* Work required
Give back exactly the lines from the beginning of the listing below to the line holding "labels = ['Control', '0.1', '0.5', '1.0', '2.0', '3.0', '4.0']", both ends included; the pictures stay out.

* Begin *

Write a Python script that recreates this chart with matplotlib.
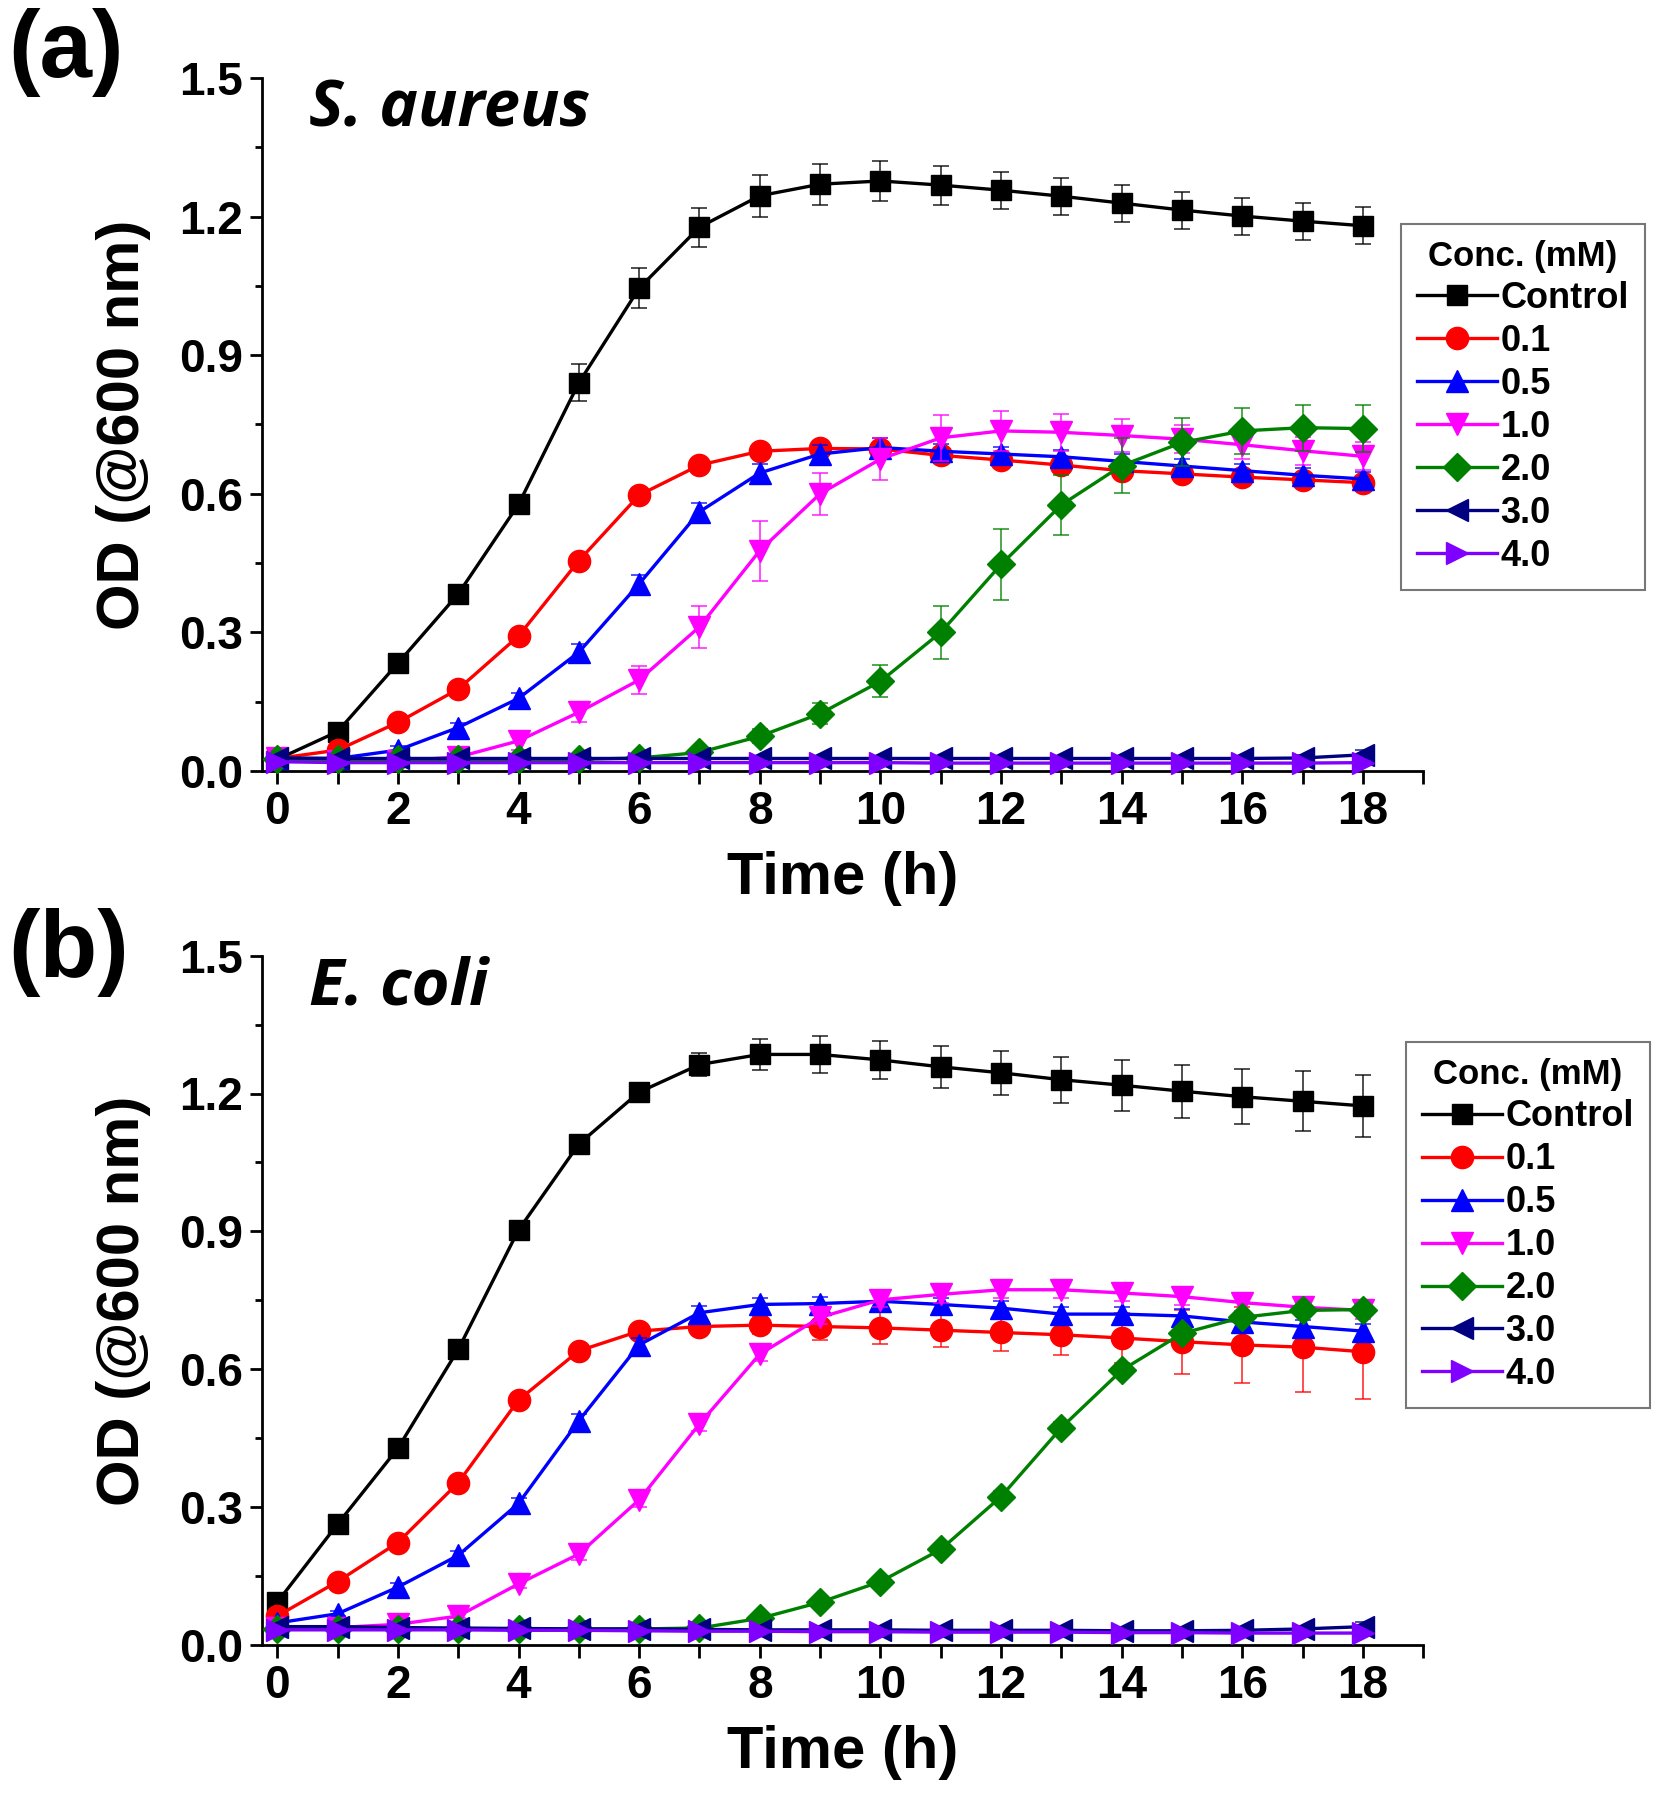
import matplotlib
matplotlib.use('Agg')
import matplotlib.pyplot as plt
from matplotlib.ticker import MultipleLocator

plt.rcParams['font.family'] = ['Liberation Sans', 'DejaVu Sans']
plt.rcParams['font.weight'] = 'bold'

hours = list(range(19))
labels = ['Control', '0.1', '0.5', '1.0', '2.0', '3.0', '4.0']

# --- (a) S. aureus ---
ctrl_a = [0.025, 0.085, 0.233, 0.383, 0.577, 0.840, 1.045, 1.177, 1.245, 1.270,
          1.277, 1.268, 1.257, 1.244, 1.229, 1.214, 1.201, 1.190, 1.180]
c01_a = [0.027, 0.045, 0.105, 0.177, 0.292, 0.455, 0.597, 0.662, 0.692, 0.698,
         0.697, 0.683, 0.673, 0.662, 0.650, 0.643, 0.636, 0.630, 0.624]
c05_a = [0.027, 0.027, 0.045, 0.094, 0.157, 0.257, 0.405, 0.561, 0.645, 0.686,
         0.700, 0.692, 0.686, 0.680, 0.670, 0.660, 0.650, 0.640, 0.632]
c10_a = [0.027, 0.022, 0.022, 0.030, 0.065, 0.127, 0.197, 0.312, 0.477, 0.600,
         0.675, 0.721, 0.736, 0.733, 0.726, 0.718, 0.706, 0.693, 0.681]
c20_a = [0.025, 0.025, 0.025, 0.025, 0.025, 0.025, 0.028, 0.040, 0.075, 0.124,
         0.194, 0.300, 0.447, 0.576, 0.661, 0.711, 0.736, 0.743, 0.741]
c30_a = [0.028, 0.027, 0.027, 0.027, 0.027, 0.027, 0.027, 0.027, 0.027, 0.027,
         0.027, 0.027, 0.027, 0.027, 0.027, 0.027, 0.027, 0.028, 0.035]
c40_a = [0.020, 0.018, 0.018, 0.018, 0.018, 0.018, 0.018, 0.018, 0.018, 0.018,
         0.018, 0.017, 0.017, 0.017, 0.017, 0.017, 0.017, 0.017, 0.018]

err_ctrl_a = [0.005, 0.008, 0.010, 0.010, 0.012, 0.040, 0.043, 0.042, 0.045, 0.044,
              0.044, 0.042, 0.040, 0.040, 0.040, 0.040, 0.040, 0.040, 0.040]
err_c01_a = [0.005, 0.005, 0.006, 0.008, 0.008, 0.010, 0.010, 0.010, 0.010, 0.010,
             0.010, 0.010, 0.010, 0.010, 0.010, 0.010, 0.010, 0.010, 0.010]
err_c05_a = [0.005, 0.005, 0.008, 0.010, 0.012, 0.018, 0.020, 0.020, 0.020, 0.020,
             0.020, 0.015, 0.015, 0.015, 0.015, 0.015, 0.015, 0.015, 0.015]
err_c10_a = [0.005, 0.005, 0.005, 0.008, 0.020, 0.020, 0.030, 0.045, 0.065, 0.045,
             0.045, 0.050, 0.043, 0.040, 0.035, 0.030, 0.030, 0.030, 0.030]
err_c20_a = [0.005, 0.005, 0.005, 0.005, 0.005, 0.005, 0.005, 0.010, 0.015, 0.022,
             0.035, 0.058, 0.077, 0.065, 0.060, 0.052, 0.050, 0.050, 0.050]
err_c30_a = [0.004, 0.004, 0.004, 0.004, 0.004, 0.004, 0.004, 0.004, 0.004, 0.004,
             0.004, 0.004, 0.004, 0.004, 0.004, 0.004, 0.004, 0.006, 0.010]
err_c40_a = [0.003, 0.003, 0.003, 0.003, 0.003, 0.003, 0.003, 0.003, 0.003, 0.003,
             0.003, 0.003, 0.003, 0.003, 0.003, 0.003, 0.003, 0.003, 0.003]

# --- (b) E. coli ---
ctrl_b = [0.093, 0.263, 0.428, 0.643, 0.903, 1.090, 1.203, 1.263, 1.285, 1.285,
          1.273, 1.258, 1.245, 1.230, 1.218, 1.205, 1.193, 1.183, 1.173]
c01_b = [0.063, 0.138, 0.223, 0.353, 0.533, 0.640, 0.683, 0.693, 0.696, 0.693,
         0.690, 0.685, 0.680, 0.675, 0.668, 0.660, 0.653, 0.648, 0.638]
c05_b = [0.048, 0.068, 0.126, 0.195, 0.308, 0.488, 0.653, 0.723, 0.741, 0.743,
         0.748, 0.741, 0.733, 0.720, 0.720, 0.716, 0.703, 0.693, 0.683]
c10_b = [0.038, 0.038, 0.045, 0.063, 0.133, 0.198, 0.316, 0.481, 0.633, 0.713,
         0.751, 0.763, 0.773, 0.773, 0.766, 0.758, 0.745, 0.735, 0.728]
c20_b = [0.035, 0.035, 0.035, 0.035, 0.035, 0.035, 0.035, 0.037, 0.058, 0.093,
         0.138, 0.208, 0.323, 0.473, 0.598, 0.678, 0.713, 0.728, 0.730]
c30_b = [0.040, 0.040, 0.038, 0.037, 0.036, 0.035, 0.035, 0.034, 0.033, 0.033,
         0.033, 0.032, 0.032, 0.032, 0.031, 0.031, 0.032, 0.035, 0.040]
c40_b = [0.033, 0.033, 0.033, 0.033, 0.032, 0.032, 0.031, 0.030, 0.030, 0.029,
         0.029, 0.028, 0.028, 0.028, 0.027, 0.027, 0.026, 0.026, 0.026]

err_ctrl_b = [0.005, 0.005, 0.005, 0.008, 0.008, 0.008, 0.010, 0.025, 0.033, 0.040,
              0.042, 0.045, 0.048, 0.050, 0.055, 0.058, 0.060, 0.065, 0.068]
err_c01_b = [0.005, 0.005, 0.005, 0.008, 0.008, 0.008, 0.010, 0.015, 0.020, 0.030,
             0.035, 0.037, 0.040, 0.045, 0.055, 0.070, 0.083, 0.098, 0.103]
err_c05_b = [0.005, 0.005, 0.008, 0.010, 0.012, 0.015, 0.015, 0.015, 0.015, 0.015,
             0.015, 0.015, 0.015, 0.015, 0.015, 0.015, 0.015, 0.015, 0.015]
err_c10_b = [0.005, 0.005, 0.005, 0.005, 0.010, 0.012, 0.015, 0.015, 0.015, 0.015,
             0.015, 0.018, 0.018, 0.018, 0.018, 0.018, 0.018, 0.018, 0.018]
err_c20_b = [0.004, 0.004, 0.004, 0.004, 0.004, 0.004, 0.004, 0.004, 0.005, 0.006,
             0.008, 0.010, 0.012, 0.012, 0.012, 0.012, 0.012, 0.012, 0.012]
err_c30_b = [0.004, 0.004, 0.004, 0.004, 0.004, 0.004, 0.004, 0.004, 0.004, 0.004,
             0.004, 0.004, 0.004, 0.004, 0.004, 0.004, 0.004, 0.006, 0.010]
err_c40_b = [0.003, 0.003, 0.003, 0.003, 0.003, 0.003, 0.003, 0.003, 0.003, 0.003,
             0.003, 0.003, 0.003, 0.003, 0.003, 0.003, 0.003, 0.003, 0.003]

colors = ['#000000', '#ff0000', '#0000ff', '#ff00ff', '#008000', '#000080', '#8000ff']
markers = ['s', 'o', '^', 'v', 'D', '<', '>']
msizes = [15, 16, 16, 16, 14, 16, 16]

panels = [
    ([0.158, 0.5717, 0.700, 0.385], '(a)', 0.971, 'S. aureus',
     [ctrl_a, c01_a, c05_a, c10_a, c20_a, c30_a, c40_a],
     [err_ctrl_a, err_c01_a, err_c05_a, err_c10_a, err_c20_a, err_c30_a, err_c40_a],
     (0.8445, 0.8756)),
    ([0.158, 0.0861, 0.700, 0.383], '(b)', 0.4706, 'E. coli',
     [ctrl_b, c01_b, c05_b, c10_b, c20_b, c30_b, c40_b],
     [err_ctrl_b, err_c01_b, err_c05_b, err_c10_b, err_c20_b, err_c30_b, err_c40_b],
     (0.8475, 0.421)),
]

fig = plt.figure(figsize=(16.59, 18), dpi=100)

for rect, tag, tag_y, species, series, errs, leg_xy in panels:
    ax = fig.add_axes(rect)
    handles = []
    for i, (y, e) in enumerate(zip(series, errs)):
        ax.errorbar(hours, y, yerr=e, fmt='none', ecolor=colors[i],
                    elinewidth=1.3, capsize=6, capthick=1.3, alpha=0.75, zorder=2 + i)
        h, = ax.plot(hours, y, color=colors[i], lw=2.4, marker=markers[i],
                     ms=msizes[i], mec=colors[i], mfc=colors[i],
                     label=labels[i], zorder=3 + i, clip_on=False)
        handles.append(h)

    ax.set_xlim(-0.25, 19)
    ax.set_ylim(0, 1.5)
    ax.xaxis.set_major_locator(MultipleLocator(2))
    ax.xaxis.set_minor_locator(MultipleLocator(1))
    ax.yaxis.set_major_locator(MultipleLocator(0.3))
    ax.yaxis.set_minor_locator(MultipleLocator(0.15))
    ax.yaxis.set_major_formatter(plt.FuncFormatter(lambda v, p: f'{v:.1f}'))
    ax.spines['top'].set_visible(False)
    ax.spines['right'].set_visible(False)
    for s in ('left', 'bottom'):
        ax.spines[s].set_linewidth(2)
    ax.tick_params(which='major', direction='out', length=9, width=2,
                   labelsize=33, pad=5)
    ax.tick_params(axis='x', which='minor', direction='out', length=9, width=2)
    ax.tick_params(axis='y', which='minor', direction='out', length=5, width=2)
    for lbl in ax.get_xticklabels() + ax.get_yticklabels():
        lbl.set_fontweight('bold')

    ax.set_xlabel('Time (h)', fontsize=43, fontweight='bold', labelpad=12)
    ax.set_ylabel('OD (@600 nm)', fontsize=43, fontweight='bold', labelpad=20)

    ax.text(0.04, 1.0, species, transform=ax.transAxes, fontsize=47,
            fontweight='bold', style='italic', family='Open Sans', va='top')
    fig.text(0.005, tag_y, tag, fontsize=68, fontweight='bold',
             va='center', ha='left')

    leg = fig.legend(handles=handles, loc='upper left', bbox_to_anchor=leg_xy,
                     title='Conc. (mM)', fontsize=26, title_fontsize=25,
                     frameon=True, fancybox=False, edgecolor='#555555',
                     handlelength=2.2, handletextpad=0.1, labelspacing=0.22,
                     borderpad=0.45, borderaxespad=0)
    leg.get_frame().set_linewidth(1.5)
    leg.get_title().set_fontweight('bold')
    for t in leg.get_texts():
        t.set_fontweight('bold')

fig.savefig('out.png', dpi=100)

* End *

* Answer in full
Write a Python script that recreates this chart with matplotlib.
import matplotlib
matplotlib.use('Agg')
import matplotlib.pyplot as plt
from matplotlib.ticker import MultipleLocator

plt.rcParams['font.family'] = ['Liberation Sans', 'DejaVu Sans']
plt.rcParams['font.weight'] = 'bold'

hours = list(range(19))
labels = ['Control', '0.1', '0.5', '1.0', '2.0', '3.0', '4.0']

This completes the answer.